The Peruvian government is also seeking increased investment inflows to the country, to revive capital investments in the mining sector. The government is focusing on countries such as China that are already major trade partners of Peru. Investment proposals include new copper mines and railway lines. Peru is also trying to increase the export of farm produce, which currently accounts for about $5 billion in annual export revenues.

Consumer inflation moved above the central bank’s upper target of 3% in September, and is anticipated to shift higher by next year. The central bank now expects inflation to touch 4% by the end of this year, and average 4.5% next year. These estimates, and the improving economic growth outlook, are likely to discourage the central bank from rate cuts in the near term.

 

 

Colombia: Political risks surge after peace deal rejection

In a referendum held in September, Colombian citizens narrowly rejected a much heralded peace deal that could have ended the country’s long civil war. In an unexpected setback for the government, the peace deal that was under negotiation for the last several years failed to win approval from a majority of voters. The agreement would have brought the armed rebels into the political system and given them representation in the country’s parliament. The peace deal had won praise internationally, and President Santos won this year’s Nobel Peace Prize for his leadership that resulted in the agreement.

The increased political risks could weaken business and consumer sentiment, and reduce aggregate growth in Colombia in the coming quarters. The currency declined after the referendum result was announced and foreign inflows are likely to reverse in the short term. The IMF has lowered its growth forecasts for Colombia to 2.2% this year, and 2.7% in 2017. The economy expanded 2% during the second quarter of this year, from a year ago.

Though inflation has slowed, Colombia’s central bank left its benchmark rate unchanged in September. From a high of close to 9% in July, inflation has declined to 7.3% in September. However, inflation is still above the central bank’s upper target of 4% and is not expected to slip below that level even in 2017.

 

 

Argentina: Government steps up efforts to end recession

While Argentina’s new government has received favorable attention and inflows from global investors, the country’s economic environment remains weak. Aggregate output declined at an annualized 3.4% during the second quarter, more than expected, on lower capital investments and construction activity. The central bank’s rate hike earlier this year to tame inflation has restricted domestic demand. The peso devaluation has also limited household purchasing ability, while it’s too early for the government’s reform measures to produce results. The central bank could find it difficult to lower rates as the IMF has lifted its inflation forecast to nearly 40% at the end of this year, from a more optimistic 25% estimated earlier.

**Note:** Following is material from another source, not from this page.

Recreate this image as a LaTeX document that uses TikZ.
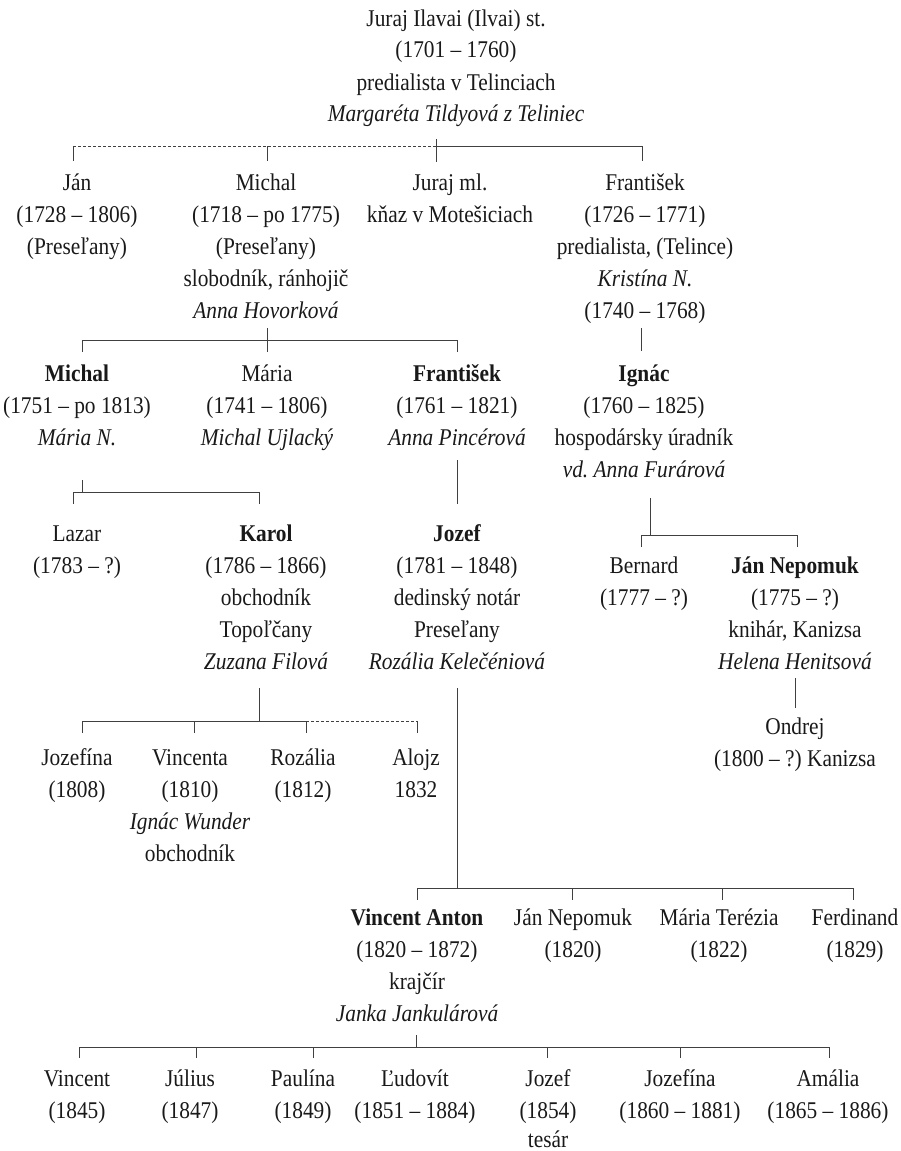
\documentclass[tikz,border=0pt]{standalone}
\usepackage{fontspec}
\setmainfont[FakeStretch=0.89]{Liberation Serif}
\frenchspacing
\newcommand\ptab[1]{\begin{tabular}[t]{@{}c@{}}#1\end{tabular}}
\tikzset{
  pers/.style={anchor=base, inner sep=0pt, text=black!90, font=\fontsize{24}{32}\selectfont\frenchspacing},
  link/.style={draw=black!75, line width=0.9pt},
  dotlink/.style={draw=black!75, line width=0.9pt, dash pattern=on 3pt off 2pt}
}
\begin{document}
\begin{tikzpicture}[x=1pt,y=-1pt]
\useasboundingbox (0,0) rectangle (901,1151);
% generation 0
\node[pers] (juraj) at (456,26) {\ptab{Juraj Ilavai (Ilvai) st.\\(1701 – 1760)\\predialista v Telinciach\\\textit{Margaréta Tildyová z Teliniec}}};
% generation 1
\node[pers] (jan) at (77,190) {\ptab{Ján\\(1728 – 1806)\\(Preseľany)}};
\node[pers] (michal1) at (266,190) {\ptab{Michal\\(1718 – po 1775)\\(Preseľany)\\slobodník, ránhojič\\\textit{Anna Hovorková}}};
\node[pers] (jurajml) at (450,190) {\ptab{Juraj ml.\\kňaz v Motešiciach}};
\node[pers] (frantisek1) at (645,190) {\ptab{František\\(1726 – 1771)\\predialista, (Telince)\\\textit{Kristína N.}\\(1740 – 1768)}};
% generation 2
\node[pers] (michal2) at (77,381) {\ptab{\textbf{Michal}\\(1751 – po 1813)\\\textit{Mária N.}}};
\node[pers] (maria2) at (267,381) {\ptab{Mária\\(1741 – 1806)\\\textit{Michal Ujlacký}}};
\node[pers] (frantisek2) at (457,381) {\ptab{\textbf{František}\\(1761 – 1821)\\\textit{Anna Pincérová}}};
\node[pers] (ignac) at (644,381) {\ptab{\textbf{Ignác}\\(1760 – 1825)\\hospodársky úradník\\\textit{vd. Anna Furárová}}};
% generation 3
\node[pers] (lazar) at (77,541) {\ptab{Lazar\\(1783 – ?)}};
\node[pers] (karol) at (266,541) {\ptab{\textbf{Karol}\\(1786 – 1866)\\obchodník\\Topoľčany\\\textit{Zuzana Filová}}};
\node[pers] (jozef) at (457,541) {\ptab{\textbf{Jozef}\\(1781 – 1848)\\dedinský notár\\Preseľany\\\textit{Rozália Kelečéniová}}};
\node[pers] (bernard) at (644,573) {\ptab{Bernard\\(1777 – ?)}};
\node[pers] (jannep) at (795,573) {\ptab{\textbf{Ján Nepomuk}\\(1775 – ?)\\knihár, Kanizsa\\\textit{Helena Henitsová}}};
\node[pers] (ondrej) at (795,734) {\ptab{Ondrej\\(1800 – ?) Kanizsa}};
% generation 4
\node[pers] (jozefina) at (77,765) {\ptab{Jozefína\\(1808)}};
\node[pers] (vincenta) at (190,765) {\ptab{Vincenta\\(1810)\\\textit{Ignác Wunder}\\obchodník}};
\node[pers] (rozalia) at (303,765) {\ptab{Rozália\\(1812)}};
\node[pers] (alojz) at (416,765) {\ptab{Alojz\\1832}};
\node[pers] (vanton) at (417,925) {\ptab{\textbf{Vincent Anton}\\(1820 – 1872)\\krajčír\\\textit{Janka Jankulárová}}};
\node[pers] (jannep2) at (573,925) {\ptab{Ján Nepomuk\\(1820)}};
\node[pers] (mterezia) at (719,925) {\ptab{Mária Terézia\\(1822)}};
\node[pers] (ferdinand) at (855,925) {\ptab{Ferdinand\\(1829)}};
% generation 5
\node[pers] (vincent) at (77,1086) {\ptab{Vincent\\(1845)}};
\node[pers] (julius) at (190,1086) {\ptab{Július\\(1847)}};
\node[pers] (paulina) at (303,1086) {\ptab{Paulína\\(1849)}};
\node[pers] (ludovit) at (415,1086) {\ptab{Ľudovít\\(1851 – 1884)}};
\node[pers] (jozef5) at (548,1086) {\ptab{Jozef\\(1854)\\[-3pt]tesár}};
\node[pers] (jozefina5) at (680,1086) {\ptab{Jozefína\\(1860 – 1881)}};
\node[pers] (amalia) at (828,1086) {\ptab{Amália\\(1865 – 1886)}};

% ---- connectors ----
% Juraj st. -> children
\coordinate (j0a) at (436,139);
\coordinate (j0b) at (436,162);
\coordinate (j0l) at (73,146);
\coordinate (j0m) at (436,146);
\coordinate (j0r) at (642,146);
\coordinate (j0mi) at (267,146);
\draw[link] (j0a) -- (j0b);
\draw[dotlink] (j0l) -- (j0m);
\draw[link] (j0m) -- (j0r);
\draw[link] (j0l) -- ++(0,15);
\draw[link] (j0mi) -- ++(0,15);
\draw[link] (j0r) -- ++(0,15);
% Michal st. -> children
\coordinate (m1t) at (267,328);
\coordinate (m1b) at (267,340);
\coordinate (m1l) at (82,340);
\coordinate (m1r) at (457,340);
\draw[link] (m1t) -- (m1b);
\draw[link] (m1l) -- (m1r);
\draw[link] (m1l) -- ++(0,12);
\draw[link] (m1b) -- ++(0,12);
\draw[link] (m1r) -- ++(0,12);
% Frantisek -> Ignac
\coordinate (f1t) at (641,328);
\coordinate (f1b) at (641,351);
\draw[link] (f1t) -- (f1b);
% Michal -> children
\coordinate (m2t) at (82,480);
\coordinate (m2b) at (82,492);
\coordinate (m2l) at (73,492);
\coordinate (m2r) at (259,492);
\draw[link] (m2t) -- (m2b);
\draw[link] (m2l) -- (m2r);
\draw[link] (m2l) -- ++(0,12);
\draw[link] (m2r) -- ++(0,12);
% Frantisek -> Jozef
\coordinate (f2t) at (457,460);
\coordinate (f2b) at (457,504);
\draw[link] (f2t) -- (f2b);
% Ignac -> children
\coordinate (it) at (650,498);
\coordinate (ib) at (650,535);
\coordinate (il) at (641,535);
\coordinate (ir) at (797,535);
\draw[link] (it) -- (ib);
\draw[link] (il) -- (ir);
\draw[link] (il) -- ++(0,12);
\draw[link] (ir) -- ++(0,12);
% Jan Nepomuk -> Ondrej
\coordinate (jnt) at (795,678);
\coordinate (jnb) at (795,708);
\draw[link] (jnt) -- (jnb);
% Karol -> children
\coordinate (kt) at (259,688);
\coordinate (kb) at (259,721);
\coordinate (kl) at (82,721);
\coordinate (kv) at (194,721);
\coordinate (km) at (306,721);
\coordinate (kr) at (417,721);
\draw[link] (kt) -- (kb);
\draw[link] (kl) -- (km);
\draw[dotlink] (km) -- (kr);
\draw[link] (kl) -- ++(0,12);
\draw[link] (kv) -- ++(0,12);
\draw[link] (km) -- ++(0,12);
\draw[link] (kr) -- ++(0,12);
% Jozef -> children
\coordinate (jt) at (457,688);
\coordinate (jb) at (457,888);
\coordinate (jl) at (417,888);
\coordinate (jj) at (572,888);
\coordinate (jm) at (722,888);
\coordinate (jr) at (853,888);
\draw[link] (jt) -- (jb);
\draw[link] (jl) -- (jr);
\draw[link] (jl) -- ++(0,12);
\draw[link] (jj) -- ++(0,12);
\draw[link] (jm) -- ++(0,12);
\draw[link] (jr) -- ++(0,12);
% Vincent Anton -> children
\coordinate (vt) at (416,1035);
\coordinate (vb) at (416,1047);
\coordinate (vl) at (79,1047);
\coordinate (vr) at (829,1047);
\draw[link] (vt) -- (vb);
\draw[link] (vl) -- (vr);
\foreach \xx in {79,196,313,547,680,829}{\draw[link] (\xx,1047) -- ++(0,11);}
\end{tikzpicture}
\end{document}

The government is now trying to boost the economy through increased public spending and fiscal measures aimed to boost production. The government is now planning wider fiscal deficits in the coming years so that public spending on construction and other activities can be increased. Other measures such as an export rebate for farmers are expected to boost output. The government is also increasing cash transfers to the poor, as the economy has lost jobs this year and poverty has worsened by some measures.